■ **The request**
Leaving out every picture, retype the lines below from the top through the one that contains "import matplotlib.transforms as mtransforms".

■ **Information supplied**
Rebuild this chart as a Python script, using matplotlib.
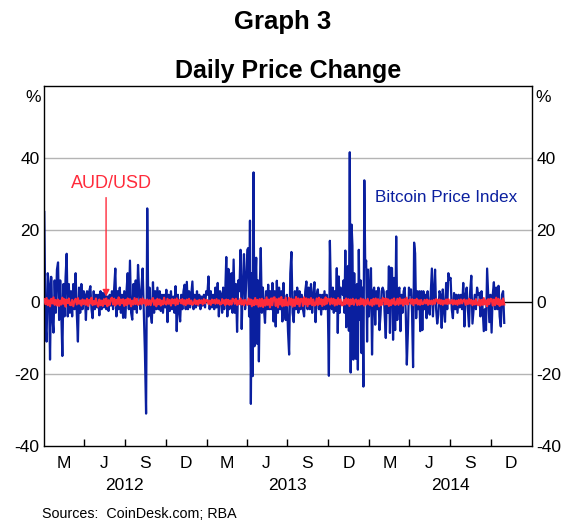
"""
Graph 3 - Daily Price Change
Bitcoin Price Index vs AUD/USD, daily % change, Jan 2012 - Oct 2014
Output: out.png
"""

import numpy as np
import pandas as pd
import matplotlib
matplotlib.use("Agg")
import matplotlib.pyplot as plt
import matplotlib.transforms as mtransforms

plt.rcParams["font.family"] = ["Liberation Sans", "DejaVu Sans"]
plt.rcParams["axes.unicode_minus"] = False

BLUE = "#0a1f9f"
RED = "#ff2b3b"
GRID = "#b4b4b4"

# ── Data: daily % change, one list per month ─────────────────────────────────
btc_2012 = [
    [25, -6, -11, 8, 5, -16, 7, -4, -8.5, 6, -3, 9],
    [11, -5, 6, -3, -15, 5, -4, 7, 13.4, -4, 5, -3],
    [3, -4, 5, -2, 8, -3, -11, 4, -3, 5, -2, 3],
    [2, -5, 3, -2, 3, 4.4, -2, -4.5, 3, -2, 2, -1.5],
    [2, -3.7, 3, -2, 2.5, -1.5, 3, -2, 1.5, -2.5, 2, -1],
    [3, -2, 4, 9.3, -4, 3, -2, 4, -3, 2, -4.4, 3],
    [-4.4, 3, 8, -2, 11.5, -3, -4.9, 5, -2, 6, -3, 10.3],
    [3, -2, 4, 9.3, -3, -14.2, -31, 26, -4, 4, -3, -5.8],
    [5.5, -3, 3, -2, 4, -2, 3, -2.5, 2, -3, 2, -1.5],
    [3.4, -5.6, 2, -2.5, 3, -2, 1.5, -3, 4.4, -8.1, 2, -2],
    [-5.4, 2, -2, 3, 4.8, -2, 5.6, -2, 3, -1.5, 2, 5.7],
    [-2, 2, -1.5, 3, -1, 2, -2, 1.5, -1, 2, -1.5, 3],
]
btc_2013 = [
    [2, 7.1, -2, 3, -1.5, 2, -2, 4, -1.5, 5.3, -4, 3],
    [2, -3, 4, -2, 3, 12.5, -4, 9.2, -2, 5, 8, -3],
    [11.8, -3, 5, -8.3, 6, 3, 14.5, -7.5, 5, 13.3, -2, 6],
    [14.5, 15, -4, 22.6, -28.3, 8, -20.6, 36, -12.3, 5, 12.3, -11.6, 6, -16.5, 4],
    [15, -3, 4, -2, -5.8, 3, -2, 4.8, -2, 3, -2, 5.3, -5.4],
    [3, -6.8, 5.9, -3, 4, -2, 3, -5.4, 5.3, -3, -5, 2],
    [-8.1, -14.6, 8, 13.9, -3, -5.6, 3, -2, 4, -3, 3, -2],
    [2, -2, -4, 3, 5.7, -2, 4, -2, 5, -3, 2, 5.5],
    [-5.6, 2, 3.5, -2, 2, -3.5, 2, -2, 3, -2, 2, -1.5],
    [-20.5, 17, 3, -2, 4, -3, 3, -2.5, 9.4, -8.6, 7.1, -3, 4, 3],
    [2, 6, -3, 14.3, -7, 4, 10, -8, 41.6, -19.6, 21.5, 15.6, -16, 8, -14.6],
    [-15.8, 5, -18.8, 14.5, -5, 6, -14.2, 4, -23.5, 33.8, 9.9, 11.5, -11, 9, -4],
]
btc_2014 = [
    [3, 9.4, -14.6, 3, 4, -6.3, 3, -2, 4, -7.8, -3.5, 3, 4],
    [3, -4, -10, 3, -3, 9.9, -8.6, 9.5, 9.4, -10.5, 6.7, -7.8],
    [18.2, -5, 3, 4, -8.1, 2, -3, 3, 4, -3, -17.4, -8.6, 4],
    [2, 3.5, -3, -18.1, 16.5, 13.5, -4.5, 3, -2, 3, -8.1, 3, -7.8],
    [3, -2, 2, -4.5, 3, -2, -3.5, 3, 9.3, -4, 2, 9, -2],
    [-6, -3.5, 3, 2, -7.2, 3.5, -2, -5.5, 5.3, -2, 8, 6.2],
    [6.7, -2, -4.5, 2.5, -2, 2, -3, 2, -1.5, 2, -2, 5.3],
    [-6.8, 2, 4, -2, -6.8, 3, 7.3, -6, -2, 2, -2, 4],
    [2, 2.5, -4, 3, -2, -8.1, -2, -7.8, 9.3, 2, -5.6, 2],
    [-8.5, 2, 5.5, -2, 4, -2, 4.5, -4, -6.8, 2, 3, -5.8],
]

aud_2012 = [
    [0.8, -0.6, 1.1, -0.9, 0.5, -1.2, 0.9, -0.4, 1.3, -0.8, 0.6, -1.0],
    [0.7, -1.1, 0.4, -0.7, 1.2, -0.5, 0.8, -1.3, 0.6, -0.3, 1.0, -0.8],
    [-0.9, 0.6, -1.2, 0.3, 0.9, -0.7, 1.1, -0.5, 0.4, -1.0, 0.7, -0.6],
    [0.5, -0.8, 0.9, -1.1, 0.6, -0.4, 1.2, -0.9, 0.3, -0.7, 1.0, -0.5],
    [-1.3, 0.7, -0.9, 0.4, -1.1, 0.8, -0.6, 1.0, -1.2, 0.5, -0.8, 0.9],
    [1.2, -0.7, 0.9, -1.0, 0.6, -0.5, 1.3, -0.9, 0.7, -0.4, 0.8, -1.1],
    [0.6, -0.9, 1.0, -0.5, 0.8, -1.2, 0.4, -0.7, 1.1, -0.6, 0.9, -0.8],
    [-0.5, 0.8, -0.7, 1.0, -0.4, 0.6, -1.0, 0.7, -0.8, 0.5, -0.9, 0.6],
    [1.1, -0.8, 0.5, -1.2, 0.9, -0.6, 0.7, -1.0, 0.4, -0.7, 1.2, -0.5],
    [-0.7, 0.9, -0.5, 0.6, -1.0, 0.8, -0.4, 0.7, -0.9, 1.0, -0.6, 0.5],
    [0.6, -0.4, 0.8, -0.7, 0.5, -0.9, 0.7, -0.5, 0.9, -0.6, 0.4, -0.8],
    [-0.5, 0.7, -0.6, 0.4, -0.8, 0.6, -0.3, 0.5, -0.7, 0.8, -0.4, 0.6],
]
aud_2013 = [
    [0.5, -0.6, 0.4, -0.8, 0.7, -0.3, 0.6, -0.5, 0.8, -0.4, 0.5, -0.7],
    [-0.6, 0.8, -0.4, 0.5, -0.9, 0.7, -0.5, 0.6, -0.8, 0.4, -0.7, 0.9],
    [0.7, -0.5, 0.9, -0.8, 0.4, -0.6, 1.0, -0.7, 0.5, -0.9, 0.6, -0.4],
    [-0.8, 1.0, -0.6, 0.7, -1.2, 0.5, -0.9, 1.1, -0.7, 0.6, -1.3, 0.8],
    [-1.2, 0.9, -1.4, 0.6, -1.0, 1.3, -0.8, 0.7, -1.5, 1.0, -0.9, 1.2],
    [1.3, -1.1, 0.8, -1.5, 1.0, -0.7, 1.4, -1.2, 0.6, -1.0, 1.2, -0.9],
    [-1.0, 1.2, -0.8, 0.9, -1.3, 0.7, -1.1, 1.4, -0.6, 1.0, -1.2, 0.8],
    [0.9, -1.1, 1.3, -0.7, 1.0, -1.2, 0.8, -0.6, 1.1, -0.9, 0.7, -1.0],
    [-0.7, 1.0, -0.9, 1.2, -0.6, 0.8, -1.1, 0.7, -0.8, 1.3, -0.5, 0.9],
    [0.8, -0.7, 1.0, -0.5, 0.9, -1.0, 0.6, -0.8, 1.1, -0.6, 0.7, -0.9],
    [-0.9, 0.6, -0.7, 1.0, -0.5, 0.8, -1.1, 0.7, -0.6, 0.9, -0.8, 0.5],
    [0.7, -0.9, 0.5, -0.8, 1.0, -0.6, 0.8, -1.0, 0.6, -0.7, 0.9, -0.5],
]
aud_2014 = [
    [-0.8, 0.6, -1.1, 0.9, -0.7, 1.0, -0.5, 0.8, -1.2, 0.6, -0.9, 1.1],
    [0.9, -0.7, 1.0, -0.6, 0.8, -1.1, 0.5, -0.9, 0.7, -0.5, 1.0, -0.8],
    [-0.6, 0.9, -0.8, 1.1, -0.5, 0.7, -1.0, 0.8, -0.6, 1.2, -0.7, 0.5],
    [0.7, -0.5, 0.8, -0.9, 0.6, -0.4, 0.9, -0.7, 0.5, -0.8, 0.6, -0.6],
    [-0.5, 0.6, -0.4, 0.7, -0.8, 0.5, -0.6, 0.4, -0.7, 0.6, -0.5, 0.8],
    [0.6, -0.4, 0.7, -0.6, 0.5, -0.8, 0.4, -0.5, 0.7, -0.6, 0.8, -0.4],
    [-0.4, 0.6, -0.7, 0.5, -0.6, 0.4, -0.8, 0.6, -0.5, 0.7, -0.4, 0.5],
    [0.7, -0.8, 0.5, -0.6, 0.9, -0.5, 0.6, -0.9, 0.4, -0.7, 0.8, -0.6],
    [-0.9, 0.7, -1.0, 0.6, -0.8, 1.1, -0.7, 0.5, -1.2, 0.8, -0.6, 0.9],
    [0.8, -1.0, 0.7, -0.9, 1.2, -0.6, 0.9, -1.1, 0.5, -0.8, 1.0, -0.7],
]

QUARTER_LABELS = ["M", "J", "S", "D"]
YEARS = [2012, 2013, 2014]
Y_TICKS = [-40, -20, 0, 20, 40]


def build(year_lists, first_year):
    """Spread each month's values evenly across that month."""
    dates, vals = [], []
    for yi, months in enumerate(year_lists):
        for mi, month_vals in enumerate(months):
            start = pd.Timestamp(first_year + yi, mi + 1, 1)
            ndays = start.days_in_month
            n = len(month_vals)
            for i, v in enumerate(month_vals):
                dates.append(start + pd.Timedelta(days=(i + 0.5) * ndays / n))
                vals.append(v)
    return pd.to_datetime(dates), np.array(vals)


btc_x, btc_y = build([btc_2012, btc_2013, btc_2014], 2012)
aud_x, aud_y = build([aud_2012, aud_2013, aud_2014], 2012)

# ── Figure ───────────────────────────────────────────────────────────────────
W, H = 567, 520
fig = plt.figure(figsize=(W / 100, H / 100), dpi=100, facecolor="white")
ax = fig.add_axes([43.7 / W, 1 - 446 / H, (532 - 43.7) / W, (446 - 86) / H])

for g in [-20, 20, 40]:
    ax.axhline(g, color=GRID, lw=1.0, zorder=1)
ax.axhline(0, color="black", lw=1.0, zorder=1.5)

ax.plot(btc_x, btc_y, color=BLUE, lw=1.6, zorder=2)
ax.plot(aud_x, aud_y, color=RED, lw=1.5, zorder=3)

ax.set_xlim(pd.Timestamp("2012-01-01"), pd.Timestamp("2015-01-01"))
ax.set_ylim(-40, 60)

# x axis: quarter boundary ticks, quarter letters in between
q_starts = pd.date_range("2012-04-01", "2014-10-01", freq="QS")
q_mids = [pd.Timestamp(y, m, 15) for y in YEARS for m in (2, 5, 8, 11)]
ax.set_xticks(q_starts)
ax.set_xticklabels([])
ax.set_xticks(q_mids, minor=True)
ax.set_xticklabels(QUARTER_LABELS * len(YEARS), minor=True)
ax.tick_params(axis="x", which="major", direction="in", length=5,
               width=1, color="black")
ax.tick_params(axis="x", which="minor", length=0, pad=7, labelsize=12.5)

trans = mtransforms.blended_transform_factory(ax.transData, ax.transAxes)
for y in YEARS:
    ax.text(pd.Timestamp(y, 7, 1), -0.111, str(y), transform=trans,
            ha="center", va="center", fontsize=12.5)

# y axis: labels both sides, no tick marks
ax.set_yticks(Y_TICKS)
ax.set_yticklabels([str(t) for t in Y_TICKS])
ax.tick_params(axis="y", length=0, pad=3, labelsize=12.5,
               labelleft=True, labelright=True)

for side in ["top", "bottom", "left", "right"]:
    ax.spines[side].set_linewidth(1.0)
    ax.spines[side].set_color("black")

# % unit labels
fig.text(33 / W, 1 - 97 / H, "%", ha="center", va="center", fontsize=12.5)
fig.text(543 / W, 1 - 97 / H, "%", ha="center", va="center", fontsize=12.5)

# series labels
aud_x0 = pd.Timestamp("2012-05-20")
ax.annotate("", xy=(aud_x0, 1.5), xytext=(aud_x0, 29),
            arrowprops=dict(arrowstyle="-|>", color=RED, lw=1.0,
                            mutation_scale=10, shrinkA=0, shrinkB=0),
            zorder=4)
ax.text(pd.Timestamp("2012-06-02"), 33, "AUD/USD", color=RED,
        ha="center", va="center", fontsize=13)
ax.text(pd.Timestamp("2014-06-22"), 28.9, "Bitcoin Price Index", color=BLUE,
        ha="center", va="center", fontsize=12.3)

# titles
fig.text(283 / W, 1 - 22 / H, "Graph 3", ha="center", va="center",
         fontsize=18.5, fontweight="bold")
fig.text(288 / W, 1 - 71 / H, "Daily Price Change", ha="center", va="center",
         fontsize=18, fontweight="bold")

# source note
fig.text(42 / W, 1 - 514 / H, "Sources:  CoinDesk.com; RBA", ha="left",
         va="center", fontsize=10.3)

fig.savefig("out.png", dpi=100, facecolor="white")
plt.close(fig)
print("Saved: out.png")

■ **Written answer**
Rebuild this chart as a Python script, using matplotlib.
"""
Graph 3 - Daily Price Change
Bitcoin Price Index vs AUD/USD, daily % change, Jan 2012 - Oct 2014
Output: out.png
"""

import numpy as np
import pandas as pd
import matplotlib
matplotlib.use("Agg")
import matplotlib.pyplot as plt
import matplotlib.transforms as mtransforms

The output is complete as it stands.